Il Bloomberg Commodity Index, indice rappresentativo delle materie prime a livello internazionale, è schizzato in un mese di 15 punti. Venerdì scorso il gas ha toccato un record storico, ovvero 208 euro per Megawattora. Anche il grano, nella settimana appena trascorsa, è stato oggetto di un rincaro con una rapidità senza precedenti, il 40% in 5 giorni. Se pensiamo che la maggior parte delle materie prime è quotata in dollari è che l’euro è ai minimi da due anni, risulta chiaro quanto peserà l’aggiunta di questo particolare ad un’inflazione già molto alta, con un’economia che rischia di frenare proprio per l’alto costo dell’energia.
Scenari bellici e finanziari
Venerdì scorso Milano ha chiuso con un -6,2% (aggiudicandosi il dato peggiore), seguita da Parigi (-5%), Francoforte (-4,4%) e Londra (-3,5%); mentre l’indice Eurostoxx 600 ha ceduto il 3,6% (i bancari -7%). Anche l’America chiude in negativo, anche se con dati più morbidi rispetto all’Europa, e nonostante la diffusione dei dati molto positivi sull’occupazione , in calo al 3,8%.
Come riportato da Milano Finanza, gli economisti di Bloomberg Intelligence hanno ipotizzato tre scenari e auspicano che la Bce tenga conto del clima di grande incertezza nella riunione del 10 marzo. Il primo scenario prevede una rapida definizione del conflitto, con il gas che torna a livelli di 100 megawatt ora ed il petrolio a 100 $ al barile, con un’inflazione di poco più alta di quella attuale.
Lo scenario due, per il momento quello che accreditano come il più probabile, prevede una guerra e sanzioni prolungate, con i prezzi dell’energia ancora in rialzo, che potrebbero toccare 180 megawatt ora per il gas e 120 $ al barile per il petrolio, con un rallentamento dell’economia che spingerebbe la Bce a lasciare sul campo qualsiasi intento rialzista.
Nel terzo scenario, il più estremo, gli analisti di Bloomberg ipotizzano una chiusura della fornitura di gas che causerebbe, con un razionamento del 40%, un calo del Pil del 3%, con la Bce pronta ad un nuovo QE.

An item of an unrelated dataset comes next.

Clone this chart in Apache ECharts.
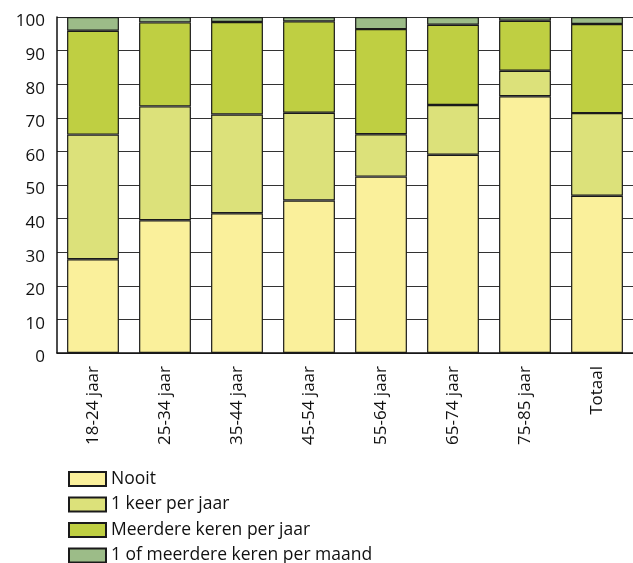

L’avversione alle perdite, il più grande nemico
I premi Nobel Daniel Kanehman e Amos Tversky dissero in tempi non sospetti -correva l’anno 1979- “Le perdite incombono più dei guadagni”.
L’avversione alle perdite è differente dall’avversione al rischio. Gli investitori sono più propensi a vendere azioni vincenti, per il piacere di “prendere profitto”, piuttosto che accettare il dispiacere in caso di bruschi cali del portafoglio. Se un titolo o un fondo ha un lieve calo, l’investitore sarà portato a venderlo anche e solo per una lieve perdita. Mentre un titolo che tracolla è difficile da accettare per un investitore che sarà portato a tenerlo a tutti i costi.
Ma come evitare decisioni sbagliate? Secondo Kemp – Chief Investment Officer, Morningstar Investment Management EMEA – in un interessante intervista riportata su Moringstar.it, una delle soluzioni più efficaci è quella di smettere di guardare il portafoglio giornalmente. “Meglio rivederlo periodicamente. Naturalmente è importante assicurarsi che il livello di rischio sia appropriato rispetto ai propri obiettivi o che il gestore o che il gestore stia facendo un buon lavoro”.
Un’altra soluzione molto importante per mitigare l’emotività, ancor più in questi momenti, è quella d’investire tramite PAC, i piani di versamento periodici del capitale (di solito mensili), che non solo riducono fortemente l’importanza del punto d’ingresso dell’investimento: storicamente, il momento migliore per far partire un PAC è proprio durante una crisi di cui non si conosce durata e profondità, in modo tale da comprare prima azioni ad un prezzo più conveniente per poi beneficiare del successivo rimbalzo del mercato.